Sometimes your emails may get marked as SPAM accidentally – either someone hits the button by mistake or simply thinks it’s the same thing as the Delete button. They may have forgotten that they signed up for a list, or if you haven’t mailed to them recently, they completely forgot they ever signed up to receive email from you. The following are a few reasons that both legitimate and illegitimate senders might get SPAM complaints:

  • Old Lists. If people have opted-in to your list but you haven’t emailed them in the last 6 to 12 months, or have purchased something from you more than a year ago, these recipients have likely forgotten they ever opted in to receive email marketing, or purchased anything, from you.
  • Customers Who Have Purchased. Legally you cannot send to anyone who hasn’t purchased anything from you in the last 12 months. Additionally, many people simply add these email addresses to their email marketing list, without ever clearly communicating to the customer that by making a purchase, they will begin to receive email marketing from you.
  • Trade show and/or Third Party Lists. Oftentimes trade show organizers or other organizations share a list of email addresses of attendees or legitimate email addresses. Even if these email recipients clicked some box or there was some fine print about getting email marketing from you, they won’t know who you are and will probably mark you as SPAM. Rather than get their permission directly, permission is assumed.
  • Business Cards and Fishbowls. Collecting email addresses in exchange for a raffle or prize is common practice, but unfortunately does not equal permission to send email marketing.
  • Purchased or Rented Lists. The list was bought from another company or organization and sent to, without getting express permission from anyone on that list first.
  • Sending Too Often. You risk getting a higher rate of spam complaints if you send to your list too often. Generally speaking you don’t want to send to your list more than once a day unless you are in a niche industry where this kind of sending is acceptable.
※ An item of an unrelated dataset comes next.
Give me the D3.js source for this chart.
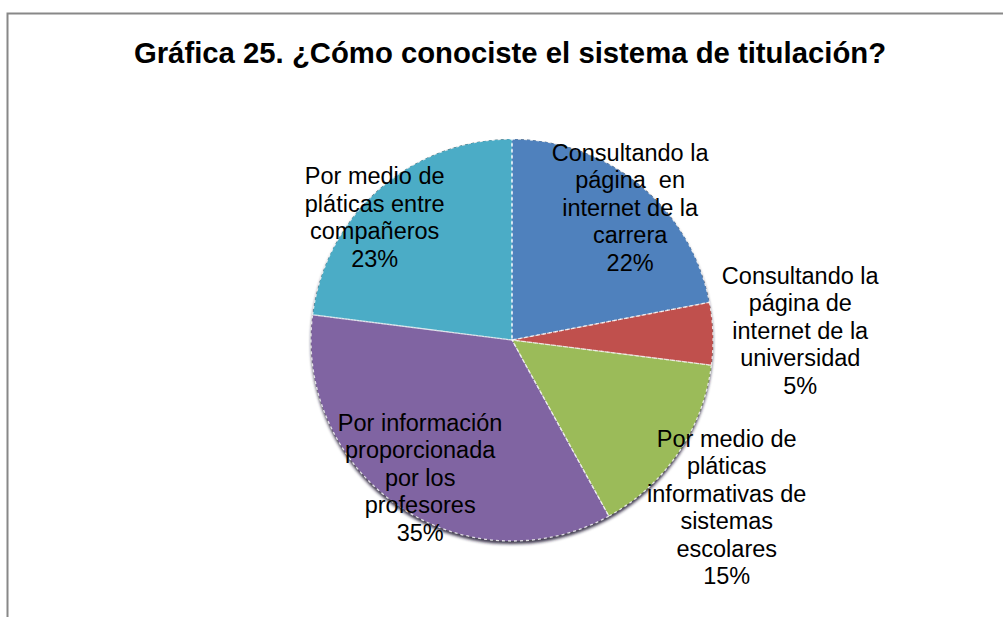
<!DOCTYPE html>
<html>
<head>
<meta charset="utf-8">
<script src="https://cdn.jsdelivr.net/npm/d3@7"></script>
<style>
  body { margin: 0; background: #fff; }
  text { font-family: "Liberation Sans", Arial, sans-serif; }
</style>
</head>
<body>
<script>
// data, in the order the slices go round (clockwise from 12 o'clock)
var categories = [
  'Consultando la\npágina  en\ninternet de la\ncarrera',
  'Consultando la\npágina de\ninternet de la\nuniversidad',
  'Por medio de\npláticas\ninformativas de\nsistemas\nescolares',
  'Por información\nproporcionada\npor los\nprofesores',
  'Por medio de\npláticas entre\ncompañeros'
];
var values = [22, 5, 15, 35, 23];
var colors = ['#4f81bd', '#c0504d', '#9bbb59', '#8064a2', '#4bacc6'];
var title = 'Gráfica 25. ¿Cómo conociste el sistema de titulación?';

var scr = { w: 1003, h: 617 };
var cx = 512, cy = 340, r = 201;
var fontSize = 23.5, lineH = 27.5;

// small nudges so labels sit where the spreadsheet put them
var labelNudge = [[6, 3], [7, -1], [-18, 9], [7, -8], [-21, 9]];

var svg = d3.select('body').append('svg')
  .attr('width', scr.w)
  .attr('height', scr.h);

// frame (only top and left edges are visible in the picture)
svg.append('path')
  .attr('d', 'M7.5,617 L7.5,13.5 L1003,13.5')
  .attr('fill', 'none')
  .attr('stroke', '#888')
  .attr('stroke-width', 2);

svg.append('text')
  .attr('x', 510)
  .attr('y', 63)
  .attr('text-anchor', 'middle')
  .attr('font-size', 29.3)
  .attr('font-weight', 'bold')
  .attr('fill', '#000')
  .text(title);

var defs = svg.append('defs');
var shadow = defs.append('filter')
  .attr('id', 'shadow')
  .attr('x', '-10%').attr('y', '-10%')
  .attr('width', '120%').attr('height', '120%');
shadow.append('feDropShadow')
  .attr('dx', 0).attr('dy', 3)
  .attr('stdDeviation', 1.5)
  .attr('flood-color', '#1a1530')
  .attr('flood-opacity', 0.85);

var total = d3.sum(values);
var pie = d3.pie().sort(null).value(function(d) { return d; });
var arcs = pie(values);
var arc = d3.arc().innerRadius(0).outerRadius(r);

var g = svg.append('g')
  .attr('transform', 'translate(' + cx + ',' + cy + ')');

g.append('circle')
  .attr('r', r)
  .attr('fill', '#555')
  .attr('filter', 'url(#shadow)');

g.selectAll('path.slice')
  .data(arcs)
  .enter()
  .append('path')
  .classed('slice', true)
  .attr('d', arc)
  .attr('fill', function(d, i) { return colors[i]; });

// white dotted edges between the slices
g.selectAll('path.edge')
  .data(arcs)
  .enter()
  .append('path')
  .classed('edge', true)
  .attr('d', arc)
  .attr('fill', 'none')
  .attr('stroke', '#fff')
  .attr('stroke-width', 1.3)
  .attr('stroke-opacity', 0.8)
  .attr('stroke-dasharray', '3,3');

var labels = g.selectAll('text.label')
  .data(arcs)
  .enter()
  .append('text')
  .classed('label', true)
  .attr('font-size', fontSize)
  .attr('fill', '#000')
  .attr('text-anchor', 'middle')
  .style('white-space', 'pre')
  .attr('transform', function(d, i) {
    var frac = (d.endAngle - d.startAngle) / (2 * Math.PI);
    var rr = frac < 0.18 ? r * 1.4 : r * 0.875;
    var a = (d.startAngle + d.endAngle) / 2;
    var x = rr * Math.sin(a) + labelNudge[i][0];
    var y = -rr * Math.cos(a) + labelNudge[i][1];
    return 'translate(' + x + ',' + y + ')';
  });

labels.each(function(d, i) {
  var lines = categories[i].split('\n');
  lines.push(Math.round(d.value / total * 100) + '%');
  var t = d3.select(this);
  var top = -(lines.length - 1) * lineH / 2;
  lines.forEach(function(line, j) {
    t.append('tspan')
      .attr('x', 0)
      .attr('y', top + j * lineH)
      .attr('dy', '0.36em')
      .text(line);
  });
});
</script>
</body>
</html>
How Can I Prevent Abuse and Spam Complaints?

There are a few things you can do:

  • Double Opt In. Always use the double-opt in method for adding people to your list. At Robly it’s a requirement, and it provides proof that someone gave you permission to send them email marketing.
  • Always Get Permission. Even if you’re sending to customers, you must get permission to send them email marketing first. Create a separate list for promotions and ask your customers to sign up for it, either during the checkout process or in a transactional email. Make the fact that they’re opting in for email marketing very transparent and clear.
  • Don’t Buy or Rent Lists. Just don’t. They violate our Terms of Service.
  • Make Your Opt-Out Link Obvious. We add an Unsubscribe link to the footer of every email, but you can always add it to the top or anywhere else in your email by using our Merge Tag for Unsubscribe.
  • Use Good Design and Content. We’ve all received email from spammers before. Make sure your emails do not resemble those. This post has more details on ways to avoid getting stuck in SPAM filters, while our Email Marketing 101 post contains tips for design, wording, and more.
  • Be Transparent. If you tell people you’ll email them once a month, make sure you do. Don’t then email them once a week. Be honest and straightforward with your marketing and communcations – people appreciate it!
  • Don’t Send Too Often. If you are sending to your list more than once a day, this could become problematic.

Here are a few things to keep in mind if you are getting SPAM complaints:

  • SURPRISE! Are people getting your emails surprised for some reason? Has it been a while since you contacted them? Did you get permission first?
  • Branding. Is it consistent throughout your emails? Will people know exactly who you are and how they signed up when they get your newsletter? If the answer to any of these is no, you need to figure out how to make the answer an unequivocal Yes!
  • Permission. Did you get it for 100% of your list? Did you merge lists at some point with a lead or prospects list that perhaps is not a permission-based list?
  • Irregularity. Are you sending inconsistently or very rarely – enough so that people have forgotten who you are? Did you change your company name or contact info?
  • SPAM check. Is your From Name something people will recognize? Is your subject line spammy in any way?
  • Content. Let’s be honest…is it any good? Is it useful and/or easy to read? Is it text-heavy or just plain long? Are people clicking on your links? Do you even have any links?
  • Buying Lists. Did you do this? If so, remove the list immediately.
  • Oopsy. Sometimes people will mark you as SPAM on accident. This definitely isn’t the majority reason for SPAM complaints, but it does happen.